An industry source close to Miti said the final leg of the probe, which would include the outcome of the verification visits to the foreign producers' premises, would be carried out over the next three months.
“If affirmative, the rates of the anti-dumping duty to be imposed will vary for each alleged country, depending on the pricing and volume brought into Malaysia,” he added.
Miti said in a statement on Monday that it had completed the preliminary anti-dumping investigation on the imported SWR from the alleged countries and found sufficient evidence to continue with further investigations.
As a temporary measure, Miti has imposed a provisional anti-dumping duty ranging from nil to 33.62%, which will be applied on imports from the alleged countries and shall take effect from yesterday to Feb 19, 2013. (See chart)
On May 28, the Government initiated the investigation based on the petition filed by the Lion Group's unit Amsteel Mills Sdn Bhd on behalf of the domestic SWR industry players.
The petitioner claims that the cheaper imports were causing material injury to the domestic industry in Malaysia.
According to OSK Research analyst Ng Sem Guan, the latest “temporary” anti-dumping duties by Miti on the SWR imports from the alleged countries would bring cheers to major local players such as Amsteel, Kinsteel Bhd, Southern Steel Bhd and Ann Joo Resources Bhd because they are SWR producers.
Although the Miti probe looks at five countries, Ng said it was learnt that the major competition for these companies was mainly from the imported SWR from China.
Malaysian Iron and Steel Federation president Datuk Soh Thian Lai viewed the anti-dumping duty on SWR as positive to the local steel sector.

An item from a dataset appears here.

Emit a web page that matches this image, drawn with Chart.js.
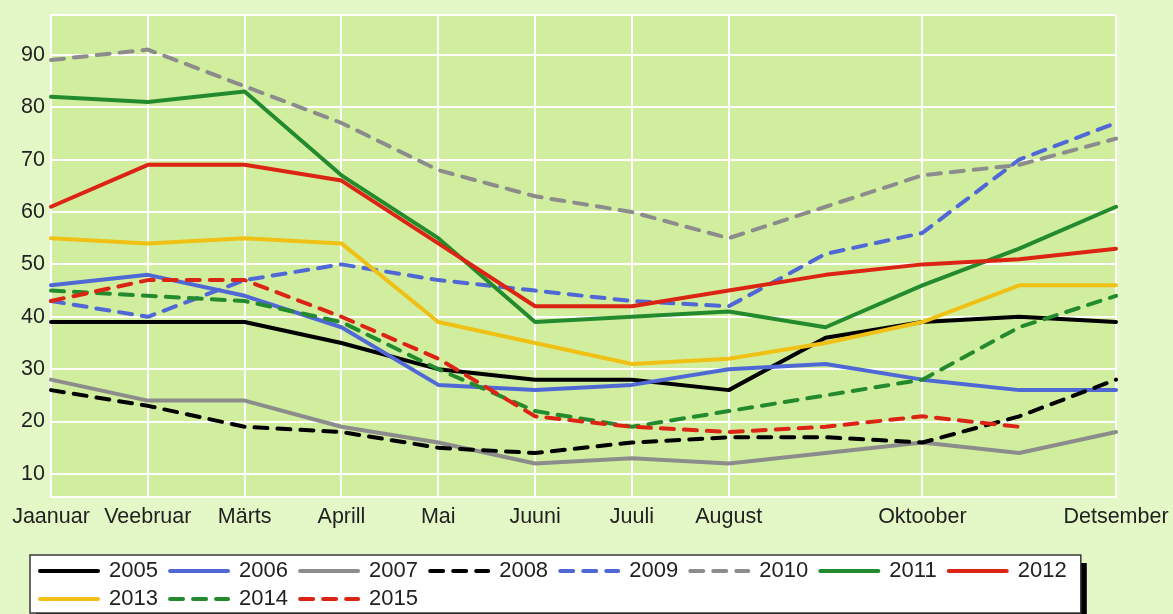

In fact, at a steel conference late last month, Soh has called for the Government to be decisive in imposing temporary anti-dumping measures on the cheaper imported steel goods currently flooding the country, especially from China.
He said the influx of imported steel goods into Malaysia following the drop in global steel prices in the past months would continue to put pressure on local producers' operating margins in the second half this year and first half next year.

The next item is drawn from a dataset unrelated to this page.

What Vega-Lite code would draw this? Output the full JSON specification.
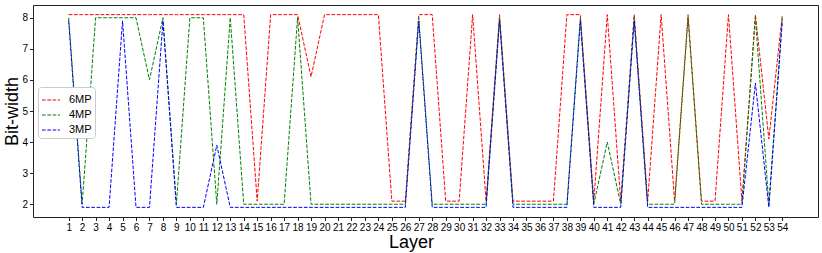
{
  "$schema": "https://vega.github.io/schema/vega-lite/v6.json",
  "autosize": {"type": "none"},
  "width": 785,
  "height": 212,
  "padding": {"left": 33, "top": 5, "right": 4, "bottom": 36},
  "background": "white",
  "config": {
    "font": "Liberation Sans",
    "view": {"stroke": "#222222", "strokeWidth": 1}
  },
  "data": {"values": [
    {"layer":1,"6MP":8.1,"4MP":8,"3MP":7.9},
    {"layer":2,"6MP":8.1,"4MP":2,"3MP":1.9},
    {"layer":3,"6MP":8.1,"4MP":8,"3MP":1.9},
    {"layer":4,"6MP":8.1,"4MP":8,"3MP":1.9},
    {"layer":5,"6MP":8.1,"4MP":8,"3MP":7.9},
    {"layer":6,"6MP":8.1,"4MP":8,"3MP":1.9},
    {"layer":7,"6MP":8.1,"4MP":6,"3MP":1.9},
    {"layer":8,"6MP":8.1,"4MP":8,"3MP":7.9},
    {"layer":9,"6MP":8.1,"4MP":2,"3MP":1.9},
    {"layer":10,"6MP":8.1,"4MP":8,"3MP":1.9},
    {"layer":11,"6MP":8.1,"4MP":8,"3MP":1.9},
    {"layer":12,"6MP":8.1,"4MP":2,"3MP":3.9},
    {"layer":13,"6MP":8.1,"4MP":8,"3MP":1.9},
    {"layer":14,"6MP":8.1,"4MP":2,"3MP":1.9},
    {"layer":15,"6MP":2.1,"4MP":2,"3MP":1.9},
    {"layer":16,"6MP":8.1,"4MP":2,"3MP":1.9},
    {"layer":17,"6MP":8.1,"4MP":2,"3MP":1.9},
    {"layer":18,"6MP":8.1,"4MP":8,"3MP":1.9},
    {"layer":19,"6MP":6.1,"4MP":2,"3MP":1.9},
    {"layer":20,"6MP":8.1,"4MP":2,"3MP":1.9},
    {"layer":21,"6MP":8.1,"4MP":2,"3MP":1.9},
    {"layer":22,"6MP":8.1,"4MP":2,"3MP":1.9},
    {"layer":23,"6MP":8.1,"4MP":2,"3MP":1.9},
    {"layer":24,"6MP":8.1,"4MP":2,"3MP":1.9},
    {"layer":25,"6MP":2.1,"4MP":2,"3MP":1.9},
    {"layer":26,"6MP":2.1,"4MP":2,"3MP":1.9},
    {"layer":27,"6MP":8.1,"4MP":8,"3MP":7.9},
    {"layer":28,"6MP":8.1,"4MP":2,"3MP":1.9},
    {"layer":29,"6MP":2.1,"4MP":2,"3MP":1.9},
    {"layer":30,"6MP":2.1,"4MP":2,"3MP":1.9},
    {"layer":31,"6MP":8.1,"4MP":2,"3MP":1.9},
    {"layer":32,"6MP":2.1,"4MP":2,"3MP":1.9},
    {"layer":33,"6MP":8.1,"4MP":8,"3MP":7.9},
    {"layer":34,"6MP":2.1,"4MP":2,"3MP":1.9},
    {"layer":35,"6MP":2.1,"4MP":2,"3MP":1.9},
    {"layer":36,"6MP":2.1,"4MP":2,"3MP":1.9},
    {"layer":37,"6MP":2.1,"4MP":2,"3MP":1.9},
    {"layer":38,"6MP":8.1,"4MP":2,"3MP":1.9},
    {"layer":39,"6MP":8.1,"4MP":8,"3MP":7.9},
    {"layer":40,"6MP":2.1,"4MP":2,"3MP":1.9},
    {"layer":41,"6MP":8.1,"4MP":4,"3MP":1.9},
    {"layer":42,"6MP":2.1,"4MP":2,"3MP":1.9},
    {"layer":43,"6MP":8.1,"4MP":8,"3MP":7.9},
    {"layer":44,"6MP":2.1,"4MP":2,"3MP":1.9},
    {"layer":45,"6MP":8.1,"4MP":2,"3MP":1.9},
    {"layer":46,"6MP":2.1,"4MP":2,"3MP":1.9},
    {"layer":47,"6MP":8.1,"4MP":8,"3MP":1.9},
    {"layer":48,"6MP":2.1,"4MP":2,"3MP":1.9},
    {"layer":49,"6MP":2.1,"4MP":2,"3MP":1.9},
    {"layer":50,"6MP":8.1,"4MP":2,"3MP":1.9},
    {"layer":51,"6MP":2.1,"4MP":2,"3MP":1.9},
    {"layer":52,"6MP":8.1,"4MP":8,"3MP":5.9},
    {"layer":53,"6MP":4.1,"4MP":2,"3MP":1.9},
    {"layer":54,"6MP":8.1,"4MP":8,"3MP":7.9}
  ]},
  "transform": [{"fold": ["6MP", "4MP", "3MP"], "as": ["series", "bits"]}],
  "mark": {"type": "line", "strokeWidth": 1, "strokeDash": [3.7, 1.6]},
  "encoding": {
    "x": {
      "field": "layer", "type": "quantitative",
      "scale": {"domain": [-1.65, 56.65], "nice": false, "zero": false},
      "axis": {
        "title": "Layer", "values": [1,2,3,4,5,6,7,8,9,10,11,12,13,14,15,16,17,18,19,20,21,22,23,24,25,26,27,28,29,30,31,32,33,34,35,36,37,38,39,40,41,42,43,44,45,46,47,48,49,50,51,52,53,54],
        "grid": false, "domain": false, "tickColor": "#222222", "tickSize": 3.5,
        "labelFontSize": 10, "labelColor": "#000000", "labelPadding": 2, "labelFlush": false, "labelOverlap": false,
        "titleFontSize": 18, "titleFontWeight": "normal", "titleColor": "#000000",
        "titleX": 378, "titleY": 25, "titleBaseline": "middle", "titleAlign": "center"
      }
    },
    "y": {
      "field": "bits", "type": "quantitative",
      "scale": {"domain": [1.59, 8.41], "nice": false, "zero": false},
      "axis": {
        "title": "Bit-width", "values": [2,3,4,5,6,7,8],
        "grid": false, "domain": false, "tickColor": "#222222", "tickSize": 3.5,
        "labelFontSize": 10, "labelColor": "#000000", "labelPadding": 2, "labelFlush": false,
        "titleFontSize": 18, "titleFontWeight": "normal", "titleColor": "#000000",
        "titleX": -21, "titleY": 106, "titleAngle": 270, "titleBaseline": "middle", "titleAlign": "center"
      }
    },
    "color": {
      "field": "series", "type": "nominal",
      "scale": {"domain": ["6MP", "4MP", "3MP"], "range": ["#ff0000", "#008000", "#0000ff"]},
      "legend": {
        "title": null, "orient": "none", "legendX": 5, "legendY": 82,
        "symbolType": "stroke", "symbolSize": 324, "symbolStrokeWidth": 1.2, "symbolDash": [3.7, 1.6],
        "labelFontSize": 11, "labelColor": "#000000", "labelOffset": 8, "rowPadding": 0,
        "fillColor": "white", "strokeColor": "#cccccc", "cornerRadius": 3, "padding": 3
      }
    }
  }
}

Asean Iron and Steel Council president and South-East Asia Iron and Steel Institute chairman Chow Chong Long said most of the steel exports from China, unlike Japan, were directly competing with similar products produced in Asean countries.
“On the other hand, there has been very little export of steel products from Asean to China. Thus, the steel trade is basically a one-way traffic,” he said.

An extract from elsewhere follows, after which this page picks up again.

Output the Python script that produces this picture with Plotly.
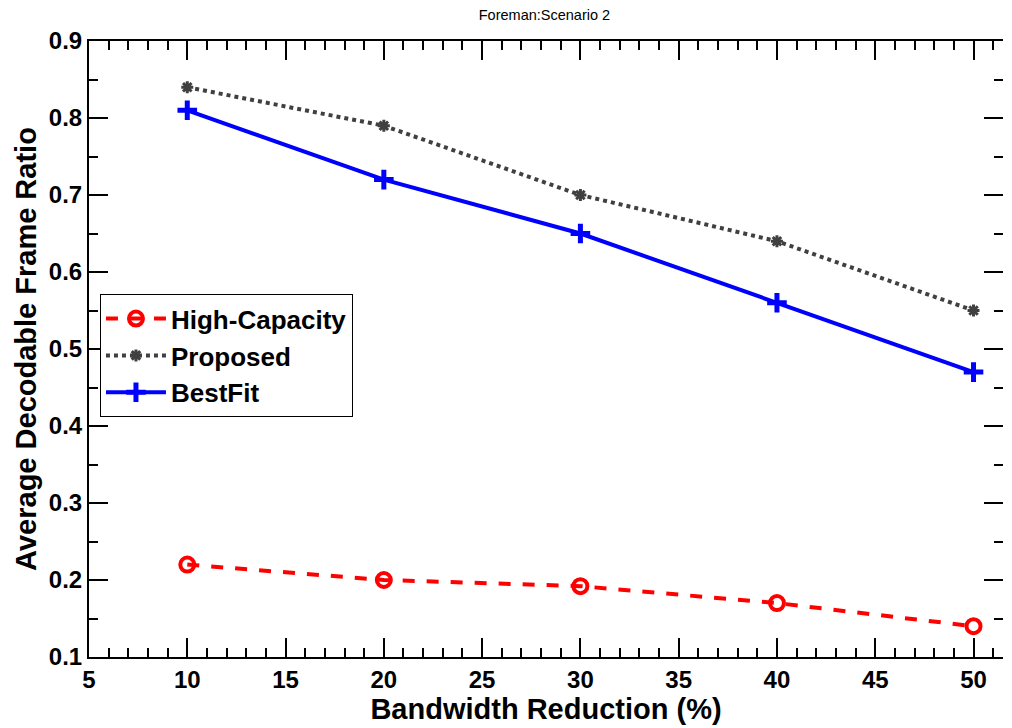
import plotly.graph_objects as go

# Bandwidth reduction levels (%)
bandwidth = [10, 20, 30, 40, 50]

# Average decodable frame ratio per scheme
high_capacity = [0.22, 0.20, 0.192, 0.17, 0.14]
proposed = [0.84, 0.79, 0.70, 0.64, 0.55]
bestfit = [0.81, 0.72, 0.65, 0.56, 0.47]

x_ticks = [5, 10, 15, 20, 25, 30, 35, 40, 45, 50]
y_ticks = [0.1, 0.2, 0.3, 0.4, 0.5, 0.6, 0.7, 0.8, 0.9]

FONT = "Liberation Sans, Arial, sans-serif"

fig = go.Figure()

fig.add_trace(go.Scatter(
    x=bandwidth, y=high_capacity, name="High-Capacity",
    mode="lines+markers",
    line=dict(color="#ff0000", width=4, dash="dash"),
    marker=dict(symbol="circle-open", size=14, color="#ff0000",
                line=dict(width=4, color="#ff0000")),
))
fig.add_trace(go.Scatter(
    x=bandwidth, y=proposed, name="Proposed",
    mode="lines+markers",
    line=dict(color="#404040", width=4, dash="dot"),
    marker=dict(symbol="asterisk-open", size=10, color="#404040",
                line=dict(width=3, color="#404040")),
))
fig.add_trace(go.Scatter(
    x=bandwidth, y=bestfit, name="BestFit",
    mode="lines+markers",
    line=dict(color="#0000ff", width=4),
    marker=dict(symbol="cross-thin-open", size=14, color="#0000ff",
                line=dict(width=5, color="#0000ff")),
))

# Invisible trace so the mirrored top/right axes get drawn
fig.add_trace(go.Scatter(
    x=[bandwidth[0]], y=[proposed[0]], xaxis="x2", yaxis="y2",
    mode="markers", marker=dict(opacity=0), showlegend=False,
    hoverinfo="skip",
))

tick_font = dict(family=FONT, size=24, color="black", weight="bold")
title_font = dict(family=FONT, size=29, color="black", weight="bold")

fig.update_layout(
    width=1012, height=728,
    margin=dict(l=89, r=9, t=41, b=71),
    paper_bgcolor="white", plot_bgcolor="white",
    title=dict(text="Foreman:Scenario 2", x=0.538, xanchor="center",
               y=0.98, yanchor="middle",
               font=dict(family=FONT, size=14.5, color="black")),
    xaxis=dict(
        range=[5, 51.5], tickvals=x_ticks, showgrid=False, zeroline=False,
        showline=True, linecolor="black", linewidth=2,
        ticks="inside", ticklen=19, tickwidth=1.5, tickcolor="black",
        minor=dict(dtick=1, ticks="inside", ticklen=9, tickwidth=1.5,
                   tickcolor="black", showgrid=False),
        tickfont=tick_font,
        title=dict(text="Bandwidth Reduction (%)", standoff=4, font=title_font),
    ),
    yaxis=dict(
        range=[0.1, 0.9], tickvals=y_ticks, tickformat=".1f",
        showgrid=False, zeroline=False,
        showline=True, linecolor="black", linewidth=2,
        ticks="inside", ticklen=19, tickwidth=1.5, tickcolor="black",
        minor=dict(dtick=0.05, ticks="inside", ticklen=9, tickwidth=1.5,
                   tickcolor="black", showgrid=False),
        tickfont=tick_font,
        title=dict(text="Average Decodable Frame Ratio", standoff=4,
                   font=title_font),
    ),
    xaxis2=dict(
        overlaying="x", side="top", matches="x", tickvals=x_ticks,
        showticklabels=False, showgrid=False, zeroline=False,
        showline=True, linecolor="black", linewidth=2,
        ticks="inside", ticklen=19, tickwidth=1.5, tickcolor="black",
        minor=dict(dtick=1, ticks="inside", ticklen=9, tickwidth=1.5,
                   tickcolor="black", showgrid=False),
    ),
    yaxis2=dict(
        overlaying="y", side="right", matches="y", tickvals=y_ticks,
        showticklabels=False, showgrid=False, zeroline=False,
        showline=False,
        ticks="inside", ticklen=19, tickwidth=1.5, tickcolor="black",
        minor=dict(dtick=0.05, ticks="inside", ticklen=9, tickwidth=1.5,
                   tickcolor="black", showgrid=False),
    ),
    legend=dict(
        x=0.012, y=0.589, xanchor="left", yanchor="top",
        bgcolor="white", bordercolor="black", borderwidth=1,
        font=dict(family=FONT, size=26, color="black", weight="bold"),
        itemwidth=60, tracegroupgap=0,
    ),
    showlegend=True,
)

fig.write_html("out.html")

He explained that the situation basically arises out of the duty and tax rebate structure of the Chinese steel industry.
In its effort to discourage the export of low-value-added steel products from China, the Chinese government imposes export duty on such products and provides rebates for the export of high-value-added products.
Therefore, some steel exporters from China were taking advantage of the loopholes in the duty structure by exporting steel added with the minimum amount of boron, and recently chromium, and declared under alloy steel, which enjoys tax rebate.
In addition, these products, which are competing directly with those produced in the region, also came in under tariff preferences accorded in the Asean-China Free Trade Agreement (ACFTA), implemented in January 2010.
“From this development, one may be excused for thinking that the Chinese government has purposely designed its tax structure in order to dominate the steel market in Asean under ACFTA.
“In any case, the governments in the region are taking note of this and many are instituting measures to address the problem,” Chow added.